The Guide to Communicating and Collaborating in a Remote Environment
As Covid-19 continues to spread throughout the world, small and large companies alike have needed to be nimble and agile. Mandatory lockdowns and social distancing requirements have made it more difficult to not only interact with customers, but to interact with our own colleagues.
For these (and other) reasons, companies have increasingly embraced remote collaboration. Yet the simple act of working from home isn’t enough to make the effort worthwhile. Companies need to develop systems that facilitate communication and collaboration in a remote-first world.
The great news is that there are several key tips and principles that can help your company get the most out of remote collaboration. Whether you have just started working remotely or embraced remote work even before the global pandemic, we recommend that you follow and implement these strategies.
Set Up Regular Meetings (if you can)
This a tricky one. If your team is heavily dispersed across 10+ timezones and an overlap in work schedule is not possible for EVERYONE in your organization, we recommend skewing toward asynchronous communication and cutting down on the number of meetings you have. Inclusivity is the most important thing for your employee experience, so a meeting-first framework only makes sense if everyone can participate.
If your team members share a similar work schedule and can overlap, then meetings can be an essential part of collaborating in a remote environment. They help both you and your colleagues stay on the same page and ensure that you are working on mission-critical tasks. Consider having a weekly check-in meeting with everyone you work with or interact with on a daily basis. Sure, these meetings can be about business (like short and long-term goals), but they can also be great opportunities to come together as a team and check-in on how each of you is doing. These check-in meetings can raise morale and help you develop close bonds and trust with your colleagues.
You may also want to consider setting up a quick 10-15 minute conversation when a messaging thread (in Slack, email, Microsoft Teams, etc.) extends beyond 10 back-and-forth messages. Some of the advantages of face to face meetings are being able to communicate clearly, gauge body language, save time and increase efficiency - and some problems or conversations merit a face-to-face call to tackle effectively.
Leverage Task and Project Management Tools
This is another excellent way to communicate and collaborate in a remote environment. When you aren’t in meetings, you will still need to stay in touch with your colleagues. From collaborating on distinct projects to monitoring the status of a specific task, we need to stay on top of many different tasks.
The good news is that there are plenty of tools that can help you track and manage tasks. Some of the more popular task management tools include Asana, Airtable, Monday.com, and others.
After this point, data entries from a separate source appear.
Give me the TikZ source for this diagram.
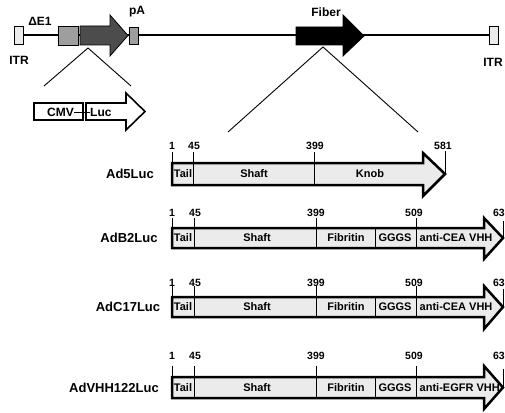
\documentclass[tikz,border=0pt]{standalone}
\usepackage{fontspec}
\setmainfont{Liberation Sans}
\begin{document}
\begin{tikzpicture}[x=1pt,y=-1pt,
  lbl/.style={font=\bfseries\fontsize{12}{12}\selectfont, inner sep=0pt},
  rowlbl/.style={font=\bfseries\fontsize{13}{13}\selectfont, inner sep=0pt},
  num/.style={font=\bfseries\fontsize{10.5}{10.5}\selectfont, inner sep=0pt},
  part/.style={font=\bfseries\fontsize{11}{11}\selectfont, inner sep=0pt},
  fiber/.style={draw=black, line width=2.5pt, fill=black!8, line join=miter},
  sep/.style={line width=0.9pt},
  tick/.style={line width=0.9pt},
  zoomline/.style={line width=0.9pt},
  itr/.style={draw=black, line width=0.8pt, fill=black!8},
  gbox/.style={draw=black, line width=0.8pt, fill=black!38},
]
\useasboundingbox (0,0) rectangle (505,412);
\clip (0,0) rectangle (505,412);

% ---------- genome ----------
\draw[line width=2pt] (23,35.5) -- (489,35.5);
\draw[itr] (14,26) rectangle (23,44);
\draw[itr] (489,26) rectangle (498,44);
\draw[gbox] (58,26) rectangle (78,45);
\draw[draw=black, line width=0.8pt, fill=black!70] (80,26) -- (110,26) -- (110,15) -- (128,35.5) -- (110,56) -- (110,45) -- (80,45) -- cycle;
\draw[gbox] (129,27) rectangle (138,44);
\draw[fill=black, draw=black, line width=0.8pt] (296,27) -- (343,27) -- (343,15) -- (364,36) -- (343,56) -- (343,45) -- (296,45) -- cycle;

\node[lbl] (de1) at (40,21) {ΔE1};
\node[lbl] (pa) at (137,12) {pA};
\node[lbl] (fib) at (326,12) {Fiber};
\node[lbl] (itrl) at (19,60) {ITR};
\node[lbl] (itrr) at (493,62) {ITR};

% ---------- zoom lines ----------
\coordinate (za) at (88,48);
\coordinate (zl) at (44,86);
\coordinate (zr) at (131,86);
\draw[zoomline] (zl) -- (za) -- (zr);
\coordinate (fa) at (323,47);
\coordinate (fl) at (228,132);
\coordinate (fr) at (418,132);
\draw[zoomline] (fl) -- (fa) -- (fr);

% ---------- CMV-Luc ----------
\draw[line width=1.6pt] (34,103) rectangle (83,120);
\draw[line width=1.6pt, fill=white, line join=miter] (86,103) -- (126,103) -- (126,93) -- (145,111.5) -- (126,130) -- (126,120) -- (86,120) -- cycle;
\node[lbl, anchor=east] (cmv) at (74,112) {CMV};
\node[lbl, anchor=west] (luc) at (90,112) {Luc};
\draw[line width=1pt] (cmv.east) -- (luc.west);

% ---------- Ad5Luc ----------
\node[rowlbl] (r1) at (130,174) {Ad5Luc};
\draw[fiber] (172,163) -- (423,163) -- (423,153) -- (445,174) -- (423,196) -- (423,185) -- (172,185) -- cycle;
\draw[tick] (172,152) -- (172,163);
\draw[sep] (193,152) -- (193,185);
\draw[sep] (314,152) -- (314,185);
\draw[tick] (445,151) -- (445,174);
\node[num] (a1) at (172,146) {1};
\node[num] (a45) at (194,146) {45};
\node[num] (a399) at (315,146) {399};
\node[num] (a581) at (443,146) {581};
\node[part] (at) at (183,174) {Tail};
\node[part] (as) at (254,174) {Shaft};
\node[part] (ak) at (370,174) {Knob};

% ---------- generic VHH rows ----------
\foreach \yt/\yb/\yc/\hu/\hd/\ny/\nm/\lx/\tx/\tgt in {
  228/248/238/218/259/213/AdB2Luc/129/anti-CEA VHH/b,
  297/317/307/286/329/283/AdC17Luc/128/anti-CEA VHH/c,
  377/398/387.5/366/409/356/AdVHH122Luc/114/anti-EGFR VHH/d} {
  \node[rowlbl] (\tgt lab) at (\lx,\yc) {\nm};
  \draw[fiber] (172,\yt) -- (484,\yt) -- (484,\hu) -- (503,\yc) -- (484,\hd) -- (484,\yb) -- (172,\yb) -- cycle;
  \draw[tick] (172,\hu) -- (172,\yt);
  \draw[sep] (194,\hu) -- (194,\yb);
  \draw[sep] (316,\hu) -- (316,\yb);
  \draw[sep] (375,\yt) -- (375,\yb);
  \draw[sep] (416,\hu) -- (416,\yb);
  \draw[tick] (503,\hu+3) -- (503,\yc);
  \node[num] (\tgt n1) at (172,\ny) {1};
  \node[num] (\tgt n45) at (195,\ny) {45};
  \node[num] (\tgt n399) at (316,\ny) {399};
  \node[num] (\tgt n509) at (414,\ny) {509};
  \node[num, anchor=east] (\tgt n63) at (505,\ny) {63};
  \node[part] (\tgt t) at (183,\yc) {Tail};
  \node[part] (\tgt s) at (257,\yc) {Shaft};
  \node[part] (\tgt f) at (346,\yc) {Fibritin};
  \node[part] (\tgt g) at (395,\yc) {GGGS};
  \node[part, anchor=west] (\tgt v) at (419.5,\yc) {\tx};
}
\end{tikzpicture}
\end{document}
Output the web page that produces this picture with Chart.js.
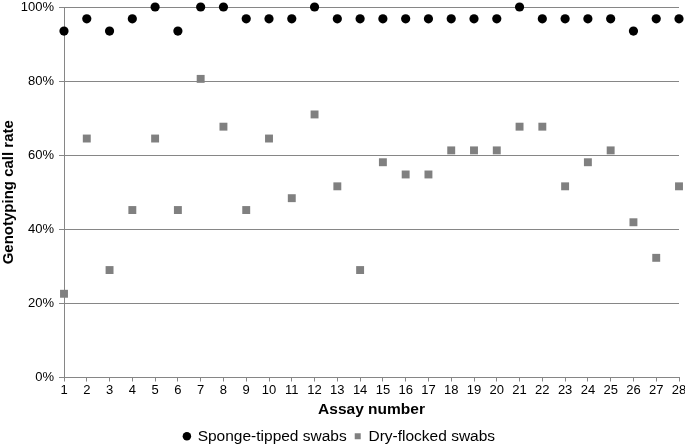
<!DOCTYPE html>
<html>
<head>
<meta charset="utf-8">
<script src="https://cdn.jsdelivr.net/npm/chart.js@4.4.0/dist/chart.umd.min.js"></script>
<style>
  body { margin: 0; background: #fff; }
  #chart { display: block; }
</style>
</head>
<body>
<canvas id="chart" width="685" height="445"></canvas>
<script>
// assay numbers 1..28
const assays = [1,2,3,4,5,6,7,8,9,10,11,12,13,14,15,16,17,18,19,20,21,22,23,24,25,26,27,28];
// call rates in %
const sponge = [93.5,96.8,93.5,96.8,100,93.5,100,100,96.8,96.8,96.8,100,96.8,96.8,96.8,96.8,96.8,96.8,96.8,96.8,100,96.8,96.8,96.8,96.8,93.5,96.8,96.8];
const flocked = [22.6,64.5,29.0,45.2,64.5,45.2,80.6,67.7,45.2,64.5,48.4,71.0,51.6,29.0,58.1,54.8,54.8,61.3,61.3,61.3,67.7,67.7,51.6,58.1,61.3,41.9,32.3,51.6];
const yTicks = [0,20,40,60,80,100];

function pts(vals){
    return assays.map(function(a, i){ return {x: a, y: vals[i]}; });
}

const font = "'Liberation Sans', Arial, sans-serif";

new Chart(document.getElementById("chart"), {
    type: "scatter",
    data: {
        datasets: [{
            label: "Sponge-tipped swabs",
            data: pts(sponge),
            pointStyle: "circle",
            pointRadius: 4.6,
            pointHoverRadius: 4.6,
            backgroundColor: "#000000",
            borderColor: "#000000",
            borderWidth: 0,
            clip: false
        }, {
            label: "Dry-flocked swabs",
            data: pts(flocked),
            pointStyle: "rect",
            pointRadius: 5.6,
            pointHoverRadius: 5.6,
            backgroundColor: "#808080",
            borderColor: "#808080",
            borderWidth: 0,
            clip: false
        }]
    },
    options: {
        responsive: false,
        animation: false,
        layout: { padding: { top: 7, right: 6, left: 0, bottom: -9 } },
        plugins: {
            tooltip: { enabled: false },
            legend: {
                position: "bottom",
                labels: {
                    usePointStyle: true,
                    boxWidth: 6,
                    boxHeight: 6,
                    padding: 8,
                    color: "#000",
                    font: { family: font, size: 15.5 }
                }
            }
        },
        scales: {
            x: {
                type: "linear",
                min: 1,
                max: 28,
                afterBuildTicks: function(scale){
                    scale.ticks = assays.map(function(v){ return {value: v}; });
                },
                afterFit: function(scale){
                    scale.height = 43;
                    scale.paddingRight = 0;
                },
                grid: {
                    drawOnChartArea: false,
                    drawTicks: true,
                    tickLength: 4,
                    color: "#868686"
                },
                border: { color: "#868686" },
                ticks: {
                    color: "#000",
                    autoSkip: false,
                    maxRotation: 0,
                    padding: 1,
                    font: { family: font, size: 13 }
                },
                title: {
                    display: true,
                    text: "Assay number",
                    color: "#000",
                    padding: { top: 1, bottom: 1.5 },
                    font: { family: font, size: 15.5, weight: "bold" }
                }
            },
            y: {
                min: 0,
                max: 100,
                afterBuildTicks: function(scale){
                    scale.ticks = yTicks.map(function(v){ return {value: v}; });
                },
                afterFit: function(scale){
                    scale.width = 64;
                    scale.paddingTop = 0;
                },
                grid: {
                    color: "#868686",
                    tickLength: 5
                },
                border: { color: "#868686" },
                ticks: {
                    color: "#000",
                    padding: 5,
                    font: { family: font, size: 13 },
                    callback: function(v){ return v + "%"; }
                },
                title: {
                    display: true,
                    text: "Genotyping call rate",
                    color: "#000",
                    padding: { top: 0, bottom: 3 },
                    font: { family: font, size: 15, weight: "bold" }
                }
            }
        }
    }
});
</script>
</body>
</html>
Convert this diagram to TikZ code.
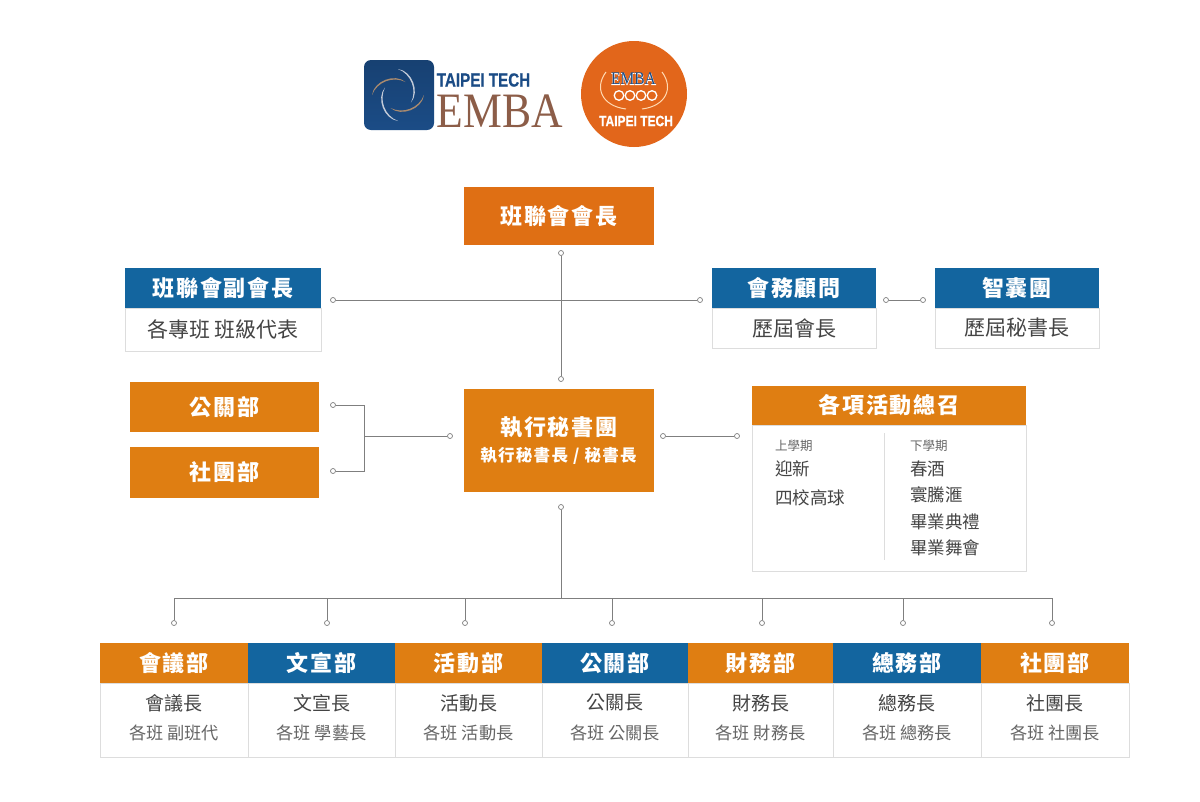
\documentclass[tikz,border=0pt]{standalone}
\usepackage{fontspec}
\usetikzlibrary{calc}
\setmainfont{Liberation Sans}
\newfontfamily\cjk{Noto Sans CJK TC}
\newfontfamily\cjkhead[LetterSpace=8]{Noto Sans CJK TC}
\newfontfamily\logoserif{Liberation Serif}
\newfontfamily\logohalo[FakeBold=3]{Liberation Serif}
\newfontfamily\logoheavy[FakeBold=0.6]{Liberation Sans Bold}
\definecolor{orangeTop}{HTML}{DF6F14}
\definecolor{orangeBox}{HTML}{DF7E12}
\definecolor{blueBox}{HTML}{13659F}
\definecolor{edgeGray}{HTML}{DDDDDD}
\definecolor{wireGray}{HTML}{7F7F7F}
\definecolor{textDark}{HTML}{444444}
\definecolor{textSoft}{HTML}{666666}
\definecolor{logoBrown}{HTML}{8C5D48}
\definecolor{logoNavy}{HTML}{1B4C86}
\definecolor{logoOrange}{HTML}{E2661B}
\definecolor{logoBronze}{HTML}{A98A6E}
\definecolor{logoSilver}{HTML}{C3CBD8}
\tikzset{
  headbox/.style={fill=#1, minimum height=40pt, inner sep=0pt, text=white, font=\cjkhead\bfseries\fontsize{22}{26}\selectfont},
  headbox/.default=blueBox,
  bodybox/.style={draw=edgeGray, fill=white, line width=0.8pt, inner sep=0pt, text=textDark, font=\cjk\fontsize{21}{25}\selectfont},
  cellmain/.style={inner sep=0pt, text=textDark, font=\cjk\fontsize{19}{23}\selectfont},
  cellsub/.style={inner sep=0pt, text=textSoft, font=\cjk\fontsize{17.2}{21}\selectfont},
  dot/.style={circle, draw=wireGray, fill=white, line width=0.7pt, minimum size=5pt, inner sep=0pt},
  wire/.style={draw=wireGray, line width=0.9pt},
}
\begin{document}
\begin{tikzpicture}[x=1pt, y=-1pt]
  \useasboundingbox (0,0) rectangle (1200,801);
  \fill[white] (0,0) rectangle (1200,801);
  % square logo
  \shade[top color=logoNavy!85!black, bottom color=logoNavy, rounded corners=7pt] (364,60) rectangle (434,130);
  \foreach \ang/\col in {0/logoBronze, 90/logoSilver, 180/logoBronze, 270/logoSilver}{
    \fill[\col] ($(398,95)+(\ang:26)$) to[bend left=62] ($(398,95)+(\ang+120:15)$) to[bend right=48] ($(398,95)+(\ang:26)$);
  }
  \node[inner sep=0pt, text=logoNavy, font=\logoheavy\fontsize{19}{19}\selectfont] (logoTech) at (483.5,80) {\scalebox{.8}[1]{TAIPEI TECH}};
  \node[inner sep=0pt, text=logoBrown, font=\logoserif\fontsize{45}{45}\selectfont] (logoEmba) at (500,111) {\scalebox{.97}[1.1]{EMBA}};
  % round logo
  \fill[logoOrange] (634,94) circle (53);
  \draw[orange!30!white, line width=1pt] (606,72) .. controls (594,88) and (602,106) .. (626,109);
  \draw[orange!30!white, line width=1pt] (662,72) .. controls (674,88) and (666,106) .. (642,109);
  \node[inner sep=0pt, text=white, font=\logohalo\fontsize{15.5}{16}\selectfont] (sealHalo) at (633.5,79) {\scalebox{1}[1.15]{EMBA}};
  \node[inner sep=0pt, text=logoNavy, font=\logoserif\fontsize{15.5}{16}\selectfont] (sealEmba) at (633.5,79) {\scalebox{1}[1.15]{EMBA}};
  \foreach \x in {619,630,641,652}{\draw[white, line width=1.3pt] (\x,95.5) circle (4.8);}
  \node[inner sep=0pt, text=white, font=\logoheavy\fontsize{15}{15}\selectfont] (sealTech) at (636,121) {\scalebox{.8}[1]{TAIPEI TECH}};
  % upper boxes
  \node[headbox=orangeTop, minimum width=190pt, minimum height=58pt] (president) at (559,216) {班聯會會長};
  \node[bodybox, minimum width=196pt, minimum height=43pt] (viceBody) at (223,329.5) {各專班 班級代表};
  \node[headbox, minimum width=196pt] (vice) at (223,288) {班聯會副會長};
  \node[bodybox, minimum width=164pt, minimum height=40pt] (adviserBody) at (794,328) {歷屆會長};
  \node[headbox, minimum width=164pt] (adviser) at (794,288) {會務顧問};
  \node[bodybox, minimum width=164pt, minimum height=40pt] (thinkBody) at (1017,328) {歷屆秘書長};
  \node[headbox, minimum width=164pt] (think) at (1017,288) {智囊團};
  % middle boxes
  \node[headbox=orangeBox, minimum width=189pt, minimum height=50pt] (pr) at (224.5,407) {公關部};
  \node[headbox=orangeBox, minimum width=189pt, minimum height=51pt] (club) at (224.5,472.5) {社團部};
  \node[headbox=orangeBox, minimum width=190pt, minimum height=103pt] (secretary) at (559,440.5) {};
  \node[inner sep=0pt, text=white, font=\cjkhead\bfseries\fontsize{22}{26}\selectfont] (secTitle) at (559,427) {執行秘書團};
  \node[inner sep=0pt, text=white, font=\cjkhead\bfseries\fontsize{16.5}{20}\selectfont] (secSub) at (558.5,456) {執行秘書長 / 秘書長};
  % activity card
  \node[bodybox, minimum width=274pt, minimum height=146pt] (eventBody) at (889,498) {};
  \node[headbox=orangeBox, minimum width=274pt, minimum height=39pt] (event) at (889,405.5) {各項活動總召};
  \draw[edgeGray, line width=0.8pt] (884,433) -- (884,560);
  \foreach \name/\x/\y/\txt/\sz/\col in {
    termA/775/446/上學期/12.5/textSoft, welcome/775/469/迎新/17.5/textDark, golf/775/498/四校高球/17.5/textDark,
    termB/910/446/下學期/12.5/textSoft, spring/910/469/春酒/17.5/textDark, party/910/495/寰騰滙/17.5/textDark,
    grad/910/522/畢業典禮/17.5/textDark, dance/910/548/畢業舞會/17.5/textDark}{
    \node[anchor=west, inner sep=0pt, text=\col, font=\cjk\fontsize{\sz}{20}\selectfont] (\name) at (\x,\y) {\txt};
  }
  % department table
  \foreach \i/\x/\w/\col/\dept/\chief/\rep in {
    1/174/148/orangeBox/會議部/會議長/各班 副班代,
    2/321.5/147/blueBox/文宣部/文宣長/各班 學藝長,
    3/468.5/147/orangeBox/活動部/活動長/各班 活動長,
    4/615/146/blueBox/公關部/公關長/各班 公關長,
    5/760.5/145/orangeBox/財務部/財務長/各班 財務長,
    6/907/148/blueBox/總務部/總務長/各班 總務長,
    7/1055/148/orangeBox/社團部/社團長/各班 社團長}{
    \node[bodybox, minimum width=\w pt, minimum height=74pt] (cell\i) at (\x,720) {};
    \node[headbox=\col, minimum width=\w pt] (dept\i) at (\x,663) {\dept};
    \node[cellmain] (chief\i) at (\x,703) {\chief};
    \node[cellsub] (rep\i) at (\x,733) {\rep};
  }
  % connector dots
  \foreach \name/\x/\y in {dTop/561/253, dSec/561/379, dVice/333/300, dAdv/700/300, dAdvR/886/300, dThink/923/300,
    dPr/333/405, dClub/333/471, dSecL/450/436, dSecR/663/436, dEvent/737/436, dDown/561/507}{
    \node[dot] (\name) at (\x,\y) {};
  }
  \coordinate (brace) at (364,436);
  \coordinate (bus) at (561,598);
  % connectors
  \draw[wire] (dTop) -- (dSec);
  \draw[wire] (dVice) -- (dAdv);
  \draw[wire] (dAdvR) -- (dThink);
  \draw[wire] (dPr) -| (brace);
  \draw[wire] (dClub) -| (brace);
  \draw[wire] (brace) -- (dSecL);
  \draw[wire] (dSecR) -- (dEvent);
  \draw[wire] (dDown) -- (bus);
  \foreach \i/\x in {1/174, 2/327, 3/465, 4/612, 5/762, 6/903, 7/1052}{
    \node[dot] (drop\i) at (\x,623) {};
    \draw[wire] (drop\i) -- (\x,598) -- (bus);
  }
\end{tikzpicture}
\end{document}
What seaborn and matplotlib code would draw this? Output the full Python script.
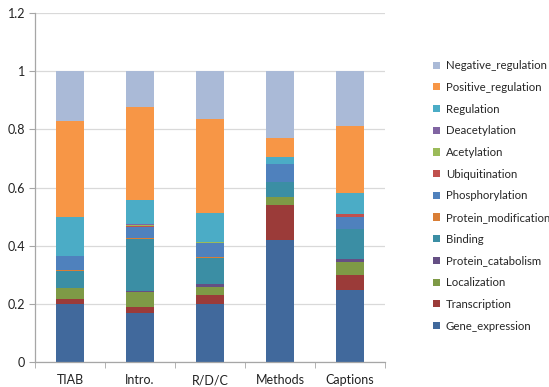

You can also use synchronous communication tools (like Slack) to coalesce discussion around a particular topic. Whichever tools you prefer, they can help you stay organized and on-track with your projects.
Provide Honest Feedback
Working remotely, it is extremely critical to give frequent and honest feedback. Even though it may feel uncomfortable at the moment, this type of frank feedback is a key aspect of being productive and efficient when working remotely.
When working in the office, it is typically easier to have a side chat and speak about anything work-related. It is much more difficult when working remotely, as it takes time to schedule meetings. Nonetheless, you have to make the time to deliver feedback. Be deliberate about this, as you don’t get those easy opportunities to pull a colleague aside and deliver your comments. Doing this, you can help your team avoid future mistakes and become more effective at their work.
Make Sure to Establish Boundaries
Finally, boundaries are a huge part of getting the most out of remote work. As a manager, you don’t want to be emailing or messaging your colleagues every 15 or 30 minutes. You need to let your employees breathe during the workday, so try to take a backseat if you can. There’s no harm in reaching out if you need to check-in with colleagues, but make sure you aren’t doing it too frequently.
Along with this, make sure that your organization is setting some boundaries. By this, we mean that there should not be an expectation that your employees work 24/7. This expectation leads to burnout and low morale. Instead, make it clear that your colleagues need to take time off—especially during the evening.
Navigating the Nuances of Remote Work
Remote work offers many benefits to all types of organizations, but it comes with a requirement. That requirement is to keep communication and collaboration at the top of mind. By leveraging the tips and strategies above, you can get the most out of our remote-first world.